Items listed in a dataset:

....

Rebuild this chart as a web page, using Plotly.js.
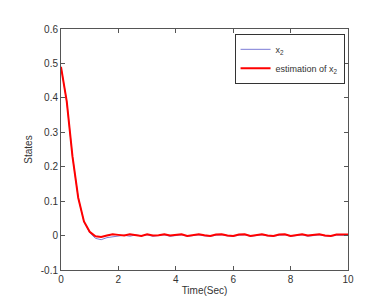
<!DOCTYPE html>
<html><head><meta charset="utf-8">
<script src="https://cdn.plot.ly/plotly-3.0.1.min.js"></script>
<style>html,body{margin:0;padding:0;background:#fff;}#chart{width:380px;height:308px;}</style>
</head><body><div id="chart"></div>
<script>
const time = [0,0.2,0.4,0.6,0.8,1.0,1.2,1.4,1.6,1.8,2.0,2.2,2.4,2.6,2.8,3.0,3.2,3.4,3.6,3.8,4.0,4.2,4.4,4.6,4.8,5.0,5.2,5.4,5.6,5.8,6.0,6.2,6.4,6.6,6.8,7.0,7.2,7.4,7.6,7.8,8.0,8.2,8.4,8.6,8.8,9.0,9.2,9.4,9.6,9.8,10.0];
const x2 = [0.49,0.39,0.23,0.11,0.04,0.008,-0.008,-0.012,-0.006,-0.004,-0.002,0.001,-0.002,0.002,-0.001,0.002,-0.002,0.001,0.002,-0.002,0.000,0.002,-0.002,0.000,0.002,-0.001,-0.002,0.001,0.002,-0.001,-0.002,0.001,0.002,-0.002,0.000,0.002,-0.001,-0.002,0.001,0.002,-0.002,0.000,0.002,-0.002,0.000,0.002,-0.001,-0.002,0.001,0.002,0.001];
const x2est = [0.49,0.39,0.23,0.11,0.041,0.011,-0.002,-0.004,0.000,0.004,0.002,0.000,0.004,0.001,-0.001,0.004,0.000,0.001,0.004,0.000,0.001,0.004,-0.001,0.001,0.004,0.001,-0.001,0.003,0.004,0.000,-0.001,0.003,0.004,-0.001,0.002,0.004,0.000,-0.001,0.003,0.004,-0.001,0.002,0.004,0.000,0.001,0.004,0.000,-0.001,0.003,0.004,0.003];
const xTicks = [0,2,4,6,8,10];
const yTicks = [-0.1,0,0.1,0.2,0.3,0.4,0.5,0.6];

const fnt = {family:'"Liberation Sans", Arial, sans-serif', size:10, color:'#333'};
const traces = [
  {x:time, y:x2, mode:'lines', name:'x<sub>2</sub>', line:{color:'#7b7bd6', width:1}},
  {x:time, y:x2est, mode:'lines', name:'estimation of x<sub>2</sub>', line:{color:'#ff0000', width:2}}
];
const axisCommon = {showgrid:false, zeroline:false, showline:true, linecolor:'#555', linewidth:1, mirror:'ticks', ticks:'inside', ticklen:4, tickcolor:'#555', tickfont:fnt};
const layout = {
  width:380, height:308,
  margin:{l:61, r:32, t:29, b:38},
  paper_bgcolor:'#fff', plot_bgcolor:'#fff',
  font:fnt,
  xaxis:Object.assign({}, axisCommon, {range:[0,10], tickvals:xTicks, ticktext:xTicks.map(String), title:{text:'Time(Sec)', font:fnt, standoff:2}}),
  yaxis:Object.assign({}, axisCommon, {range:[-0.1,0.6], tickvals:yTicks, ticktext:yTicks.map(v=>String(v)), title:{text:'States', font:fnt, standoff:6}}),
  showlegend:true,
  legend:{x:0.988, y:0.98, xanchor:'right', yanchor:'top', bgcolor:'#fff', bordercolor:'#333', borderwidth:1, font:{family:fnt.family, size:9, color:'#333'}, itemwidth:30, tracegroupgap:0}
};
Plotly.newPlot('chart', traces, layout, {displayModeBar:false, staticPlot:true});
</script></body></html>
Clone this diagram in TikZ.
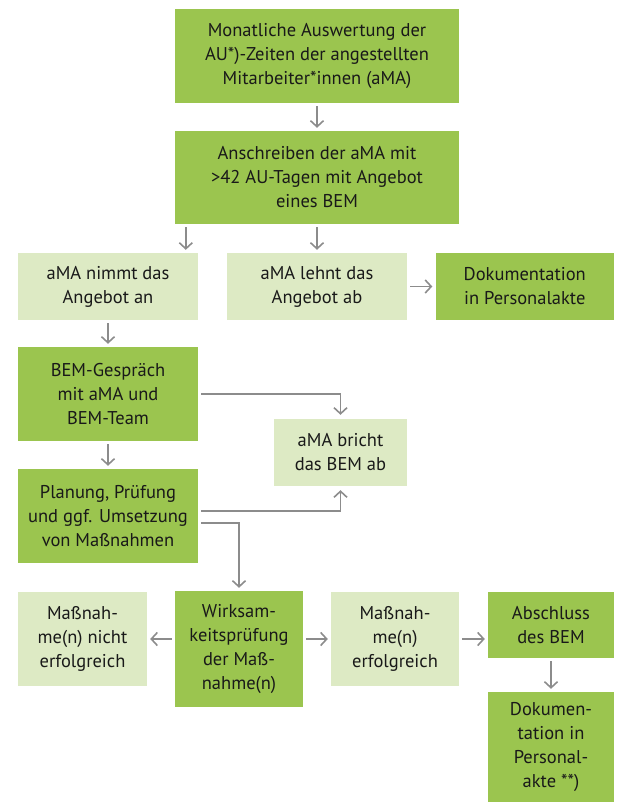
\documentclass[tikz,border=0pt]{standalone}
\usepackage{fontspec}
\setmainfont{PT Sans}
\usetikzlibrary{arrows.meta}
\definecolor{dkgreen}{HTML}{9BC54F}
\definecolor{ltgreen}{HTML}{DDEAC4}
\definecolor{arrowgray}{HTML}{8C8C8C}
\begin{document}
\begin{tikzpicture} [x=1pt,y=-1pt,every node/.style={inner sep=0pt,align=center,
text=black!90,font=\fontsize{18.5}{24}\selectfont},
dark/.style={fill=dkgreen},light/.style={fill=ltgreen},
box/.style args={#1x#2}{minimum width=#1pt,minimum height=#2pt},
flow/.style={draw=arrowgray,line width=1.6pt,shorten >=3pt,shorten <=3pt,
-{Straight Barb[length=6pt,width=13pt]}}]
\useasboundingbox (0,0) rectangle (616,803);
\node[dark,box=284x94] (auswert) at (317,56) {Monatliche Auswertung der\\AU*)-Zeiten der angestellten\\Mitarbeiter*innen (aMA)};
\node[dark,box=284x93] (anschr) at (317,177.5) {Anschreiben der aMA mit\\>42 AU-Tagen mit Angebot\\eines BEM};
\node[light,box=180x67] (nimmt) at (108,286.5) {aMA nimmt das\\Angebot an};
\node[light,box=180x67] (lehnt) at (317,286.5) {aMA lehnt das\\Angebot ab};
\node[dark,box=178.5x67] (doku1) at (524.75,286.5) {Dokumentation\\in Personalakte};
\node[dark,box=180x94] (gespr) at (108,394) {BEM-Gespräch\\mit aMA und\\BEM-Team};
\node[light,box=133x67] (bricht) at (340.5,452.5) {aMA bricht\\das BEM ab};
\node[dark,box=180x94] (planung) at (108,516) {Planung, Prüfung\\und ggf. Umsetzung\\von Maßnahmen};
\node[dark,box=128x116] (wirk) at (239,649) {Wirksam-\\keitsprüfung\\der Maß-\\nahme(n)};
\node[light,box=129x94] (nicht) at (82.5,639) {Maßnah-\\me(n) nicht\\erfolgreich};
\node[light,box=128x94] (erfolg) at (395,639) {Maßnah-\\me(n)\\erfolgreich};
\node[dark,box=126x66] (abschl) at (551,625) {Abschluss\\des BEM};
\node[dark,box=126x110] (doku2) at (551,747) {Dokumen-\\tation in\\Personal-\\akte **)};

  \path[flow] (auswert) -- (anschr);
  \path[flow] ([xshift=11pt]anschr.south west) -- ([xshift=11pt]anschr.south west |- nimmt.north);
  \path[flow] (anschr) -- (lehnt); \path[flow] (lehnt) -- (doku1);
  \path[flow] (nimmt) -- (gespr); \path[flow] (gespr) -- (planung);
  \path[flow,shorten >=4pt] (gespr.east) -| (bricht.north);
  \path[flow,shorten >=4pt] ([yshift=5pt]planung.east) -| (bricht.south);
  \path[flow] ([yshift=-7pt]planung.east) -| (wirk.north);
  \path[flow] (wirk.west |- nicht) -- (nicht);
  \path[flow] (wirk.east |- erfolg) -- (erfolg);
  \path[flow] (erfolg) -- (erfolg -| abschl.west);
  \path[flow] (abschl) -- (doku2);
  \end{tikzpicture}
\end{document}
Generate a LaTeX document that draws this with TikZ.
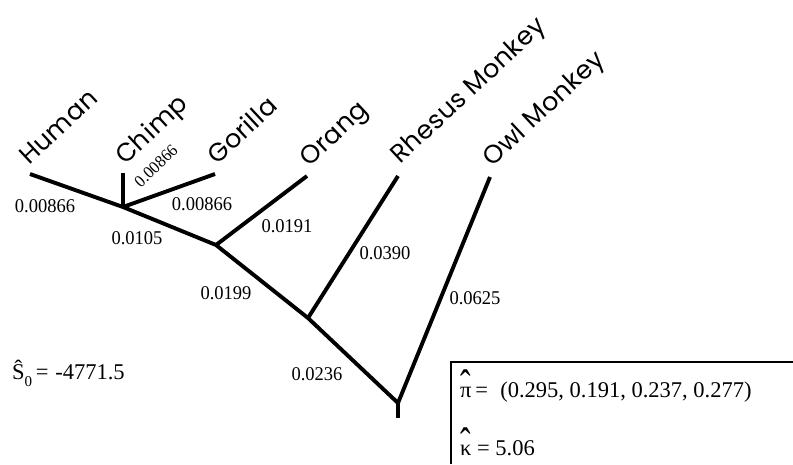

....

Aim ▸ Write the listing out a second time exactly, dropping all images.

Output ▸
Rebuild this chart as a web page, using Plotly.js.
<!DOCTYPE html>
<html><head><meta charset="utf-8">
<script src="https://cdn.plot.ly/plotly-3.0.1.min.js"></script>
<style>html,body{margin:0;padding:0;background:#fff;}#chart{width:380px;height:308px;}</style>
</head><body><div id="chart"></div>
<script>
const time = [0,0.2,0.4,0.6,0.8,1.0,1.2,1.4,1.6,1.8,2.0,2.2,2.4,2.6,2.8,3.0,3.2,3.4,3.6,3.8,4.0,4.2,4.4,4.6,4.8,5.0,5.2,5.4,5.6,5.8,6.0,6.2,6.4,6.6,6.8,7.0,7.2,7.4,7.6,7.8,8.0,8.2,8.4,8.6,8.8,9.0,9.2,9.4,9.6,9.8,10.0];
const x2 = [0.49,0.39,0.23,0.11,0.04,0.008,-0.008,-0.012,-0.006,-0.004,-0.002,0.001,-0.002,0.002,-0.001,0.002,-0.002,0.001,0.002,-0.002,0.000,0.002,-0.002,0.000,0.002,-0.001,-0.002,0.001,0.002,-0.001,-0.002,0.001,0.002,-0.002,0.000,0.002,-0.001,-0.002,0.001,0.002,-0.002,0.000,0.002,-0.002,0.000,0.002,-0.001,-0.002,0.001,0.002,0.001];
const x2est = [0.49,0.39,0.23,0.11,0.041,0.011,-0.002,-0.004,0.000,0.004,0.002,0.000,0.004,0.001,-0.001,0.004,0.000,0.001,0.004,0.000,0.001,0.004,-0.001,0.001,0.004,0.001,-0.001,0.003,0.004,0.000,-0.001,0.003,0.004,-0.001,0.002,0.004,0.000,-0.001,0.003,0.004,-0.001,0.002,0.004,0.000,0.001,0.004,0.000,-0.001,0.003,0.004,0.003];
const xTicks = [0,2,4,6,8,10];
const yTicks = [-0.1,0,0.1,0.2,0.3,0.4,0.5,0.6];

const fnt = {family:'"Liberation Sans", Arial, sans-serif', size:10, color:'#333'};
const traces = [
  {x:time, y:x2, mode:'lines', name:'x<sub>2</sub>', line:{color:'#7b7bd6', width:1}},
  {x:time, y:x2est, mode:'lines', name:'estimation of x<sub>2</sub>', line:{color:'#ff0000', width:2}}
];
const axisCommon = {showgrid:false, zeroline:false, showline:true, linecolor:'#555', linewidth:1, mirror:'ticks', ticks:'inside', ticklen:4, tickcolor:'#555', tickfont:fnt};
const layout = {
  width:380, height:308,
  margin:{l:61, r:32, t:29, b:38},
  paper_bgcolor:'#fff', plot_bgcolor:'#fff',
  font:fnt,
  xaxis:Object.assign({}, axisCommon, {range:[0,10], tickvals:xTicks, ticktext:xTicks.map(String), title:{text:'Time(Sec)', font:fnt, standoff:2}}),
  yaxis:Object.assign({}, axisCommon, {range:[-0.1,0.6], tickvals:yTicks, ticktext:yTicks.map(v=>String(v)), title:{text:'States', font:fnt, standoff:6}}),
  showlegend:true,
  legend:{x:0.988, y:0.98, xanchor:'right', yanchor:'top', bgcolor:'#fff', bordercolor:'#333', borderwidth:1, font:{family:fnt.family, size:9, color:'#333'}, itemwidth:30, tracegroupgap:0}
};
Plotly.newPlot('chart', traces, layout, {displayModeBar:false, staticPlot:true});
</script></body></html>
Clone this diagram in TikZ.
\documentclass[tikz,border=0pt]{standalone}
\usepackage{fontspec}
\setmainfont{PT Sans}
\usetikzlibrary{arrows.meta}
\definecolor{dkgreen}{HTML}{9BC54F}
\definecolor{ltgreen}{HTML}{DDEAC4}
\definecolor{arrowgray}{HTML}{8C8C8C}
\begin{document}
\begin{tikzpicture} [x=1pt,y=-1pt,every node/.style={inner sep=0pt,align=center,
text=black!90,font=\fontsize{18.5}{24}\selectfont},
dark/.style={fill=dkgreen},light/.style={fill=ltgreen},
box/.style args={#1x#2}{minimum width=#1pt,minimum height=#2pt},
flow/.style={draw=arrowgray,line width=1.6pt,shorten >=3pt,shorten <=3pt,
-{Straight Barb[length=6pt,width=13pt]}}]
\useasboundingbox (0,0) rectangle (616,803);
\node[dark,box=284x94] (auswert) at (317,56) {Monatliche Auswertung der\\AU*)-Zeiten der angestellten\\Mitarbeiter*innen (aMA)};
\node[dark,box=284x93] (anschr) at (317,177.5) {Anschreiben der aMA mit\\>42 AU-Tagen mit Angebot\\eines BEM};
\node[light,box=180x67] (nimmt) at (108,286.5) {aMA nimmt das\\Angebot an};
\node[light,box=180x67] (lehnt) at (317,286.5) {aMA lehnt das\\Angebot ab};
\node[dark,box=178.5x67] (doku1) at (524.75,286.5) {Dokumentation\\in Personalakte};
\node[dark,box=180x94] (gespr) at (108,394) {BEM-Gespräch\\mit aMA und\\BEM-Team};
\node[light,box=133x67] (bricht) at (340.5,452.5) {aMA bricht\\das BEM ab};
\node[dark,box=180x94] (planung) at (108,516) {Planung, Prüfung\\und ggf. Umsetzung\\von Maßnahmen};
\node[dark,box=128x116] (wirk) at (239,649) {Wirksam-\\keitsprüfung\\der Maß-\\nahme(n)};
\node[light,box=129x94] (nicht) at (82.5,639) {Maßnah-\\me(n) nicht\\erfolgreich};
\node[light,box=128x94] (erfolg) at (395,639) {Maßnah-\\me(n)\\erfolgreich};
\node[dark,box=126x66] (abschl) at (551,625) {Abschluss\\des BEM};
\node[dark,box=126x110] (doku2) at (551,747) {Dokumen-\\tation in\\Personal-\\akte **)};

  \path[flow] (auswert) -- (anschr);
  \path[flow] ([xshift=11pt]anschr.south west) -- ([xshift=11pt]anschr.south west |- nimmt.north);
  \path[flow] (anschr) -- (lehnt); \path[flow] (lehnt) -- (doku1);
  \path[flow] (nimmt) -- (gespr); \path[flow] (gespr) -- (planung);
  \path[flow,shorten >=4pt] (gespr.east) -| (bricht.north);
  \path[flow,shorten >=4pt] ([yshift=5pt]planung.east) -| (bricht.south);
  \path[flow] ([yshift=-7pt]planung.east) -| (wirk.north);
  \path[flow] (wirk.west |- nicht) -- (nicht);
  \path[flow] (wirk.east |- erfolg) -- (erfolg);
  \path[flow] (erfolg) -- (erfolg -| abschl.west);
  \path[flow] (abschl) -- (doku2);
  \end{tikzpicture}
\end{document}
Generate a LaTeX document that draws this with TikZ.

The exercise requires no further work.